10. I’m not sure that confirms that superb defense was being played all around. I think it’s more of a reflection of the physical nature of the series catching up to both sides. The teams combined to shoot 1 for 17 in the final 4:39, with Irving’s go-ahead three being the single make.

11. It’s not just that the Warriors missed the habitually unsung Andrew Bogut. It’s that they probably would have repeated as champions had he not injured his knee when J.R. Smith hurtled into him in Game 5, even if he’d played just OK over the final two games.

12. Bogut’s replacements were the equivalent of a Patrick O’Bryant tribute band. In Game 7, Anderson Varajao and Festus Ezeli combined to play 19 minutes and 14 seconds. In that time, they scored one point, shot 0 for 5 from the field, totaled a rebound, two assists, and five fouls. They were a combined minus-18. Woof.

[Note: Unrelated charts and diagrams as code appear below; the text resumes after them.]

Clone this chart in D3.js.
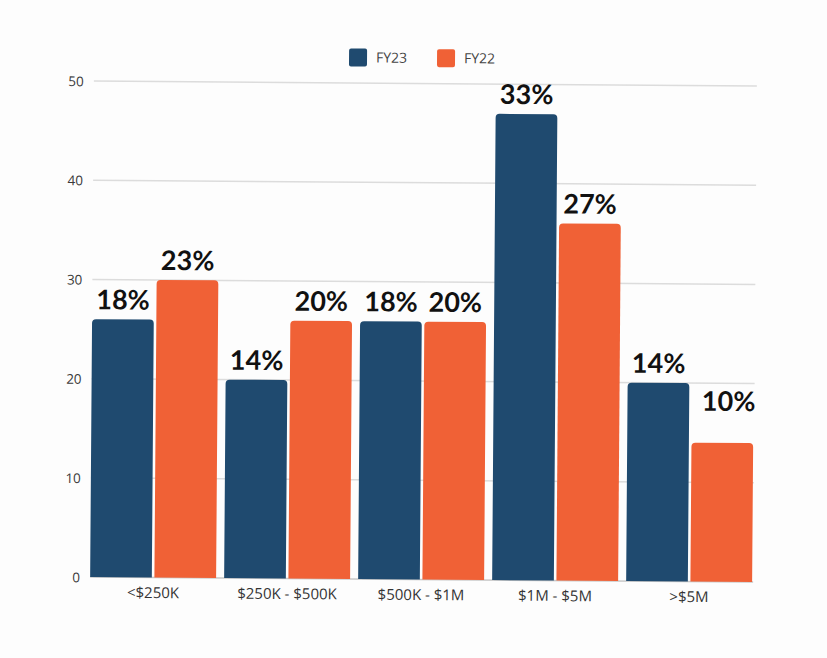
<!DOCTYPE html>
<html><head><meta charset="utf-8">
<script src="https://cdn.jsdelivr.net/npm/d3@7/dist/d3.min.js"></script>
<style>
html,body{margin:0;padding:0;background:#fdfdfd;}
svg{display:block;}
</style></head>
<body>
<svg id="chart" width="827" height="658"></svg>
<script>
const categories = ["<$250K", "$250K - $500K", "$500K - $1M", "$1M - $5M", ">$5M"];
const seriesNames = ["FY23", "FY22"];
const fy23 = [26, 20, 26, 47, 20];
const fy22 = [30, 26, 26, 36, 14];
const fy23Labels = ["18%", "14%", "18%", "33%", "14%"];
const fy22Labels = ["23%", "20%", "20%", "27%", "10%"];
const yTicks = [0, 10, 20, 30, 40, 50];
const colors = {FY23: "#1f4a6f", FY22: "#f06136"};

const svg = d3.select("#chart");
const root = svg.append("g").attr("transform", "rotate(0.43 420 330)");

const x0 = d3.scaleBand().domain(categories).range([92, 754]).paddingInner(0.06).paddingOuter(0);
const x1 = d3.scaleBand().domain(seriesNames).range([0, x0.bandwidth()]).paddingInner(0.04);
const y = d3.scaleLinear().domain([0, 50]).range([579.5, 83.5]);

// gridlines
root.append("g").selectAll("line").data(yTicks).join("line")
  .attr("x1", 92).attr("x2", 755)
  .attr("y1", d => y(d)).attr("y2", d => y(d))
  .attr("stroke", d => d === 0 ? "#c8c8c8" : "#dcdcdc").attr("stroke-width", 1.5);

// y axis labels
const yAxis = d3.axisLeft(y).tickValues(yTicks).tickSize(0).tickPadding(0);
const ya = root.append("g").attr("transform", "translate(82,0)").call(yAxis);
ya.select(".domain").remove();
ya.selectAll("text").attr("font-family", "'Open Sans', sans-serif").attr("font-size", 13.5)
  .attr("fill", "#3a3a3a").attr("dy", "0.35em");

// bars
const data = categories.map((c, i) => ({
  cat: c,
  vals: [
    {s: "FY23", v: fy23[i], l: fy23Labels[i], i},
    {s: "FY22", v: fy22[i], l: fy22Labels[i], i}
  ]
}));

function topRounded(x, yTop, w, yBot, r) {
  return `M${x},${yBot}V${yTop + r}Q${x},${yTop} ${x + r},${yTop}H${x + w - r}Q${x + w},${yTop} ${x + w},${yTop + r}V${yBot}Z`;
}

const groups = root.append("g").selectAll("g").data(data).join("g")
  .attr("transform", d => `translate(${x0(d.cat)},0)`);

groups.selectAll("path").data(d => d.vals).join("path")
  .attr("d", d => topRounded(x1(d.s), y(d.v), x1.bandwidth(), y(0), 4))
  .attr("fill", d => colors[d.s]);

// the last FY22 label sits higher in the original (avoids the neighbour label)
const isLast = d => d.s === "FY22" && d.i === categories.length - 1;
groups.selectAll("text.val").data(d => d.vals).join("text")
  .attr("class", "val")
  .attr("x", d => x1(d.s) + x1.bandwidth() / 2 + (isLast(d) ? 6 : 0))
  .attr("y", d => y(d.v) - 10 - (isLast(d) ? 22 : 0))
  .attr("text-anchor", "middle")
  .attr("font-family", "Lato, 'Noto Sans', sans-serif")
  .attr("font-weight", 700)
  .attr("font-size", 27)
  .attr("fill", "#111")
  .text(d => d.l);

// x axis labels
const xAxis = d3.axisBottom(x0).tickSize(0).tickPadding(0);
const xa = root.append("g").attr("transform", `translate(0,${y(0) + 13})`).call(xAxis);
xa.select(".domain").remove();
xa.selectAll("text").attr("font-family", "'Open Sans', sans-serif").attr("font-size", 15)
  .attr("fill", "#333").attr("dy", "0.5em");

// legend
const legendX = [347, 435];
const lg = root.append("g").selectAll("g").data(seriesNames).join("g")
  .attr("transform", (d, i) => `translate(${legendX[i]},49)`);
lg.append("rect").attr("width", 18).attr("height", 18).attr("rx", 2).attr("fill", d => colors[d]);
lg.append("text").attr("x", 27).attr("y", 9).attr("dy", "0.35em")
  .attr("font-family", "'Open Sans', sans-serif").attr("font-size", 14).attr("fill", "#444")
  .text(d => d);
</script>
</body></html>
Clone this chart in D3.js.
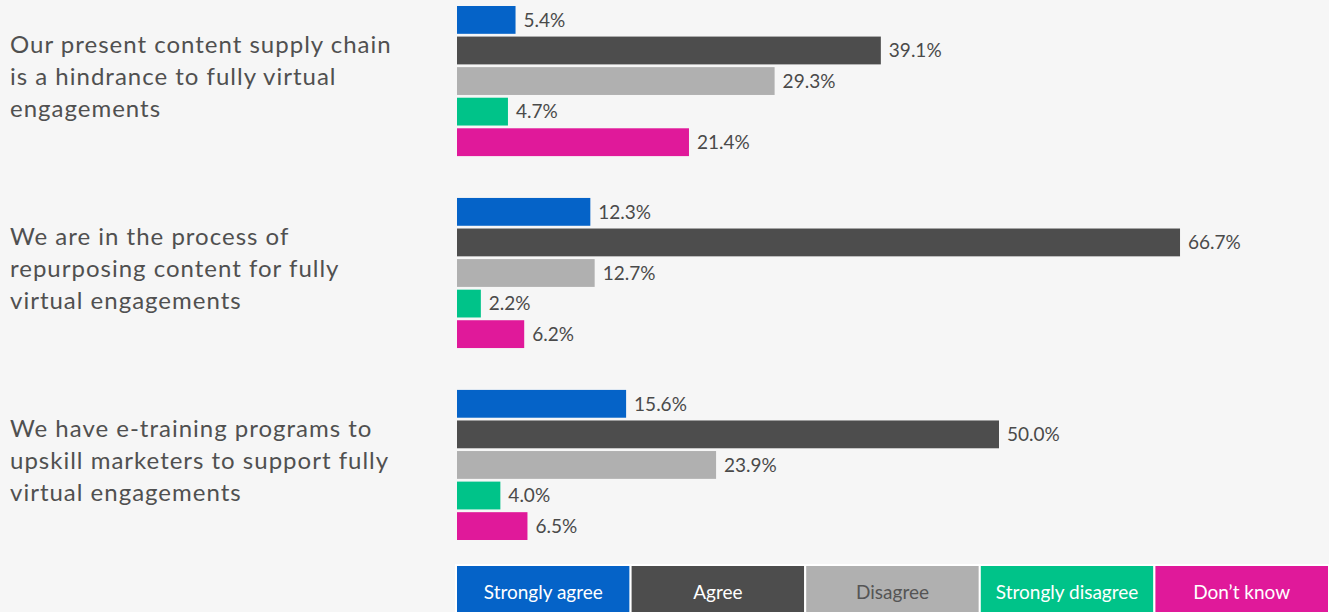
<!DOCTYPE html>
<html>
  <head>
    <title>Virtual engagements</title>
    <script src="https://d3js.org/d3.v7.min.js"></script>
    <style>
      body { margin: 0; background: #f6f6f6; }
      text { font-family: Lato, "Open Sans", sans-serif; }
    </style>
  </head>
  <body>
  </body>
  <script>

var thewidth = 1329;
var theheight = 612;

// statements, each split into its display lines
var categories = [
    ["Our present content supply chain", "is a hindrance to fully virtual", "engagements"],
    ["We are in the process of", "repurposing content for fully", "virtual engagements"],
    ["We have e-training programs to", "upskill marketers to support fully", "virtual engagements"]
];

var series = ["Strongly agree", "Agree", "Disagree", "Strongly disagree", "Don\u2019t know"];
var colors = ["#0563c8", "#4d4d4d", "#b0b0b0", "#00c389", "#e0199a"];
var legendText = ["#ffffff", "#ffffff", "#555555", "#ffffff", "#ffffff"];

// percent per statement, in series order
var values = [
    [5.4, 39.1, 29.3, 4.7, 21.4],
    [12.3, 66.7, 12.7, 2.2, 6.2],
    [15.6, 50.0, 23.9, 4.0, 6.5]
];

var svg = d3.select("body").append("svg")
    .attr("width", thewidth)
    .attr("height", theheight);

svg.append("rect")
    .attr("width", thewidth)
    .attr("height", theheight)
    .attr("fill", "#f6f6f6");

var x = d3.scaleLinear().domain([0, 100]).range([457, 1541]);

var y0 = d3.scaleBand()
    .domain(d3.range(categories.length))
    .range([6, 540])
    .paddingInner(0.218);

var y1 = d3.scaleBand()
    .domain(series)
    .range([0, y0.bandwidth()])
    .paddingInner(0.09);

var groups = svg.selectAll("g.group")
    .data(values)
    .enter()
    .append("g")
    .attr("class", "group")
    .attr("transform", function(d, i) { return "translate(0," + y0(i) + ")"; });

groups.selectAll("rect")
    .data(function(d) { return d; })
    .enter()
    .append("rect")
    .attr("x", x(0))
    .attr("y", function(d, i) { return y1(series[i]); })
    .attr("width", function(d) { return x(d) - x(0); })
    .attr("height", y1.bandwidth())
    .attr("fill", function(d, i) { return colors[i]; });

groups.selectAll("text.val")
    .data(function(d) { return d; })
    .enter()
    .append("text")
    .attr("class", "val")
    .attr("x", function(d) { return x(d) + 8; })
    .attr("y", function(d, i) { return y1(series[i]) + y1.bandwidth() / 2; })
    .attr("dy", "0.36em")
    .attr("font-size", 19)
    .attr("fill", "#4a4a4a")
    .text(function(d) { return d.toFixed(1) + "%"; });

// statement labels, middle line sits on the group centre
var lineH = 32;
svg.selectAll("text.cat")
    .data(categories)
    .enter()
    .append("text")
    .attr("class", "cat")
    .attr("font-size", 24)
    .attr("letter-spacing", 1)
    .attr("fill", "#505050")
    .each(function(lines, i) {
        var mid = y0(i) + y0.bandwidth() / 2 + 4;
        var t = d3.select(this);
        lines.forEach(function(l, k) {
            t.append("tspan")
                .attr("x", 10)
                .attr("y", mid + (k - (lines.length - 1) / 2) * lineH)
                .text(l);
        });
    });

// legend strip along the bottom
var lx = d3.scaleBand().domain(series).range([456, thewidth]);

var legend = svg.selectAll("g.legend")
    .data(series)
    .enter()
    .append("g")
    .attr("class", "legend");

legend.append("rect")
    .attr("x", function(d) { return lx(d); })
    .attr("y", 565)
    .attr("width", lx.bandwidth())
    .attr("height", 60)
    .attr("fill", function(d, i) { return colors[i]; })
    .attr("stroke", "#ffffff")
    .attr("stroke-width", 2);

legend.append("text")
    .attr("x", function(d) { return lx(d) + lx.bandwidth() / 2; })
    .attr("y", 599)
    .attr("text-anchor", "middle")
    .attr("font-size", 19)
    .attr("fill", function(d, i) { return legendText[i]; })
    .text(function(d) { return d; });

  </script>
</html>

13. Hell, Robert Parish could have given them more than that from the center spot, and he’s 62 years old and last played for the Warriors in 1980.

14. The Warriors’ offense had no flow or precision when Varajao was on the court. He’s chaos in human form, topped off with a Sideshow Bob hairdo. I half-expected him to careen across the television screen during the Cavs’ postgame celebration as he flopped his way back to the losing locker room.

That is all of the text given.